Executives need concrete sustainability goals

To make meaningful progress on sustainability goals, companies need to directly tie executive performance and compensation to achieving these goals. Only when sustainability targets carry similar weight to targets such as revenue or profit growth will we see executives making a concerted effort to prioritising these objectives.

Corporate social responsibility (CSR) initiatives have been largely self-regulatory, putting the onus on the company to hold itself responsible for its actions and ensuring that these actions have a positive impact on the environment, employees and communities. This will change with recent political and regulatory developments such as the European Union’s Non-Financial Reporting Directive and the parliamentary counter-proposal of the Responsible Business Initiative in Switzerland.

Although many companies have CSR initiatives as part of their corporate strategy and business operations, such initiatives must have tangible outcomes and impact, rather than mere ‘feel good’ declarations peppering annual reports and corporate websites. How can this be achieved? Integrating CSR into a company’s end-to-end business operations and strategy is a good initial step, but without clear indicators to measure and targets to report on there will not be accountable actions. Because what is not measured is not done.

To be most effective in the long-term, CSR activities need to be tangible and achievable. This is where the next acronym, ESG, comes into play. ESG stands for Environmental, Social and Governance and quantifies the societal, ethical and sustainable impact of a company. It includes things like measuring a company’s carbon footprint to ensuring diversity in the workplace and sets out clear frameworks and targets to measure and ensure accountability.

Even if a company has a clear CSR strategy and concrete targets, how can it ensure that executives prioritise such objectives when traditional targets such as revenue or profit growth are used to measure their performance? By including CSR targets to define successful performance and in turn the related benefits such as compensation, promotions and similar tangible ‘carrots’.

Incentivising intent and action

Deloitte Switzerland and the Zurich based Center for Corporate Reporting (CCR) ran a survey earlier this year of business executives in Austria, Germany and Switzerland. The survey found that although two-thirds (66%) of business executives answered that sustainability was part of the company’s business strategy, more than half (55%) of respondents confirmed that measuring ESG performance was not part of the remuneration scheme of executives and board members. Making progress in such a strategically important area is challenging when key decision makers only prioritise sustainability after achieving their non-ESG objectives.

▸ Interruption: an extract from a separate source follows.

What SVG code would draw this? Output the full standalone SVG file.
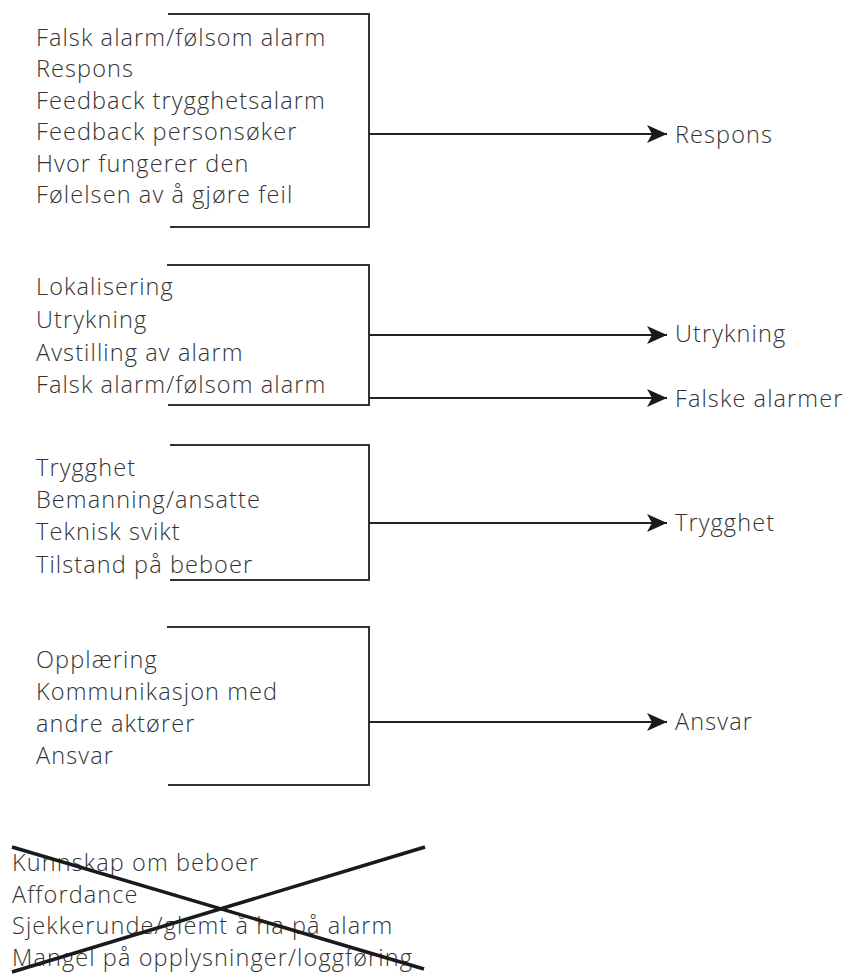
<svg xmlns="http://www.w3.org/2000/svg" width="847" height="974" viewBox="0 0 847 974">
<style>
text{font-family:"Open Sans","Liberation Sans",sans-serif;font-weight:300;font-size:23.5px;letter-spacing:1.1px;fill:#333}
.br{fill:none;stroke:#333;stroke-width:2}
.ar{fill:none;stroke:#222;stroke-width:2}
.x{stroke:#1a1a1a;stroke-width:3.5}
</style>
<defs>
<marker id="ah" markerUnits="userSpaceOnUse" markerWidth="22" markerHeight="20" refX="20" refY="9" orient="auto">
<path d="M0,0 L20,9 L0,18 L5,9 z" fill="#1a1a1a"/>
</marker>
</defs>
<g id="group1">
<path class="br" d="M168,14 H369 V227 H170"/>
<text x="36" y="46">Falsk alarm/følsom alarm</text>
<text x="36" y="77">Respons</text>
<text x="36" y="109">Feedback trygghetsalarm</text>
<text x="36" y="140">Feedback personsøker</text>
<text x="36" y="172">Hvor fungerer den</text>
<text x="36" y="203">Følelsen av å gjøre feil</text>
</g>
<g id="group2">
<path class="br" d="M167,265 H369 V405 H168"/>
<text x="36" y="295">Lokalisering</text>
<text x="36" y="328">Utrykning</text>
<text x="36" y="361">Avstilling av alarm</text>
<text x="36" y="393">Falsk alarm/følsom alarm</text>
</g>
<g id="group3">
<path class="br" d="M170,445 H369 V580 H170"/>
<text x="36" y="476">Trygghet</text>
<text x="36" y="508">Bemanning/ansatte</text>
<text x="36" y="540">Teknisk svikt</text>
<text x="36" y="573">Tilstand på beboer</text>
</g>
<g id="group4">
<path class="br" d="M167,627 H369 V785 H168"/>
<text x="36" y="668">Opplæring</text>
<text x="36" y="700">Kommunikasjon med</text>
<text x="36" y="732">andre aktører</text>
<text x="36" y="764">Ansvar</text>
</g>
<g id="outputs">
<text x="675" y="143">Respons</text>
<text x="675" y="342">Utrykning</text>
<text x="675" y="407">Falske alarmer</text>
<text x="675" y="531">Trygghet</text>
<text x="675" y="730">Ansvar</text>
</g>
<g id="connectors">
<line class="ar" x1="369" y1="134" x2="667" y2="134" marker-end="url(#ah)"/>
<line class="ar" x1="369" y1="335" x2="667" y2="335" marker-end="url(#ah)"/>
<line class="ar" x1="369" y1="398" x2="667" y2="398" marker-end="url(#ah)"/>
<line class="ar" x1="369" y1="523" x2="667" y2="523" marker-end="url(#ah)"/>
<line class="ar" x1="369" y1="722" x2="667" y2="722" marker-end="url(#ah)"/>
</g>
<g id="group5">
<text x="12" y="871">Kunnskap om beboer</text>
<text x="12" y="903">Affordance</text>
<text x="12" y="934">Sjekkerunde/glemt å ha på alarm</text>
<text x="12" y="966">Mangel på opplysninger/loggføring</text>
<line class="x" x1="12" y1="847" x2="424" y2="969"/>
<line class="x" x1="12" y1="972" x2="425" y2="847"/>
</g>
</svg>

Some executives may be intrinsically motivated. However, the simple reality is that a busy executive pressured to deliver results can only accomplish sustained and forward-thinking efforts to achieve CSR and ESG targets when there are clearly defined personal objectives with the accompanying extrinsic incentives to do so. Therefore, including sustainability targets in the assessment criteria for executive remuneration is an important element that needs to be more widely considered. Companies may need to adapt or enlarge their assessment criteria so that achieving ESG targets do not conflict or run counter to the financial targets the individual is also accountable for.

A Deloitte analysis of the publicly available compensation reports of 265 listed UK companies showed that only 84 of them disclosed how they define and measure the ESG related targets for executives. These targets spanned very general to very specific metrics. The challenge is how to define and measure targets in certain hard to quantify areas. A recently published paper from the World Economic Forum gives ideas and guidance based on a broad consensus from the major global accounting firms. The paper suggests 21 core metrics and 34 expanded metrics centred on the 4P’s: Principles of Governance, Planet, People and Prosperity.

The gold standard for green standards

According to the CCR study mentioned previously, only 18% of sustainability reports are externally audited in their entirety with 30% having certain sections audited. Moreover, only 55% of companies disclose concrete targets and progress against these targets. Treating sustainability reporting with the same rigor, quality and certification as financial reports will clearly help with credibility and ‘separate the wheat from the chaff’ when it comes to being serious about the impact a company wants to achieve. This not only holds the company accountable to achieve their CSR strategy, but also benefits the company’s actual and perceived trust and credibility. In the end, the company and all its stakeholders benefit from this.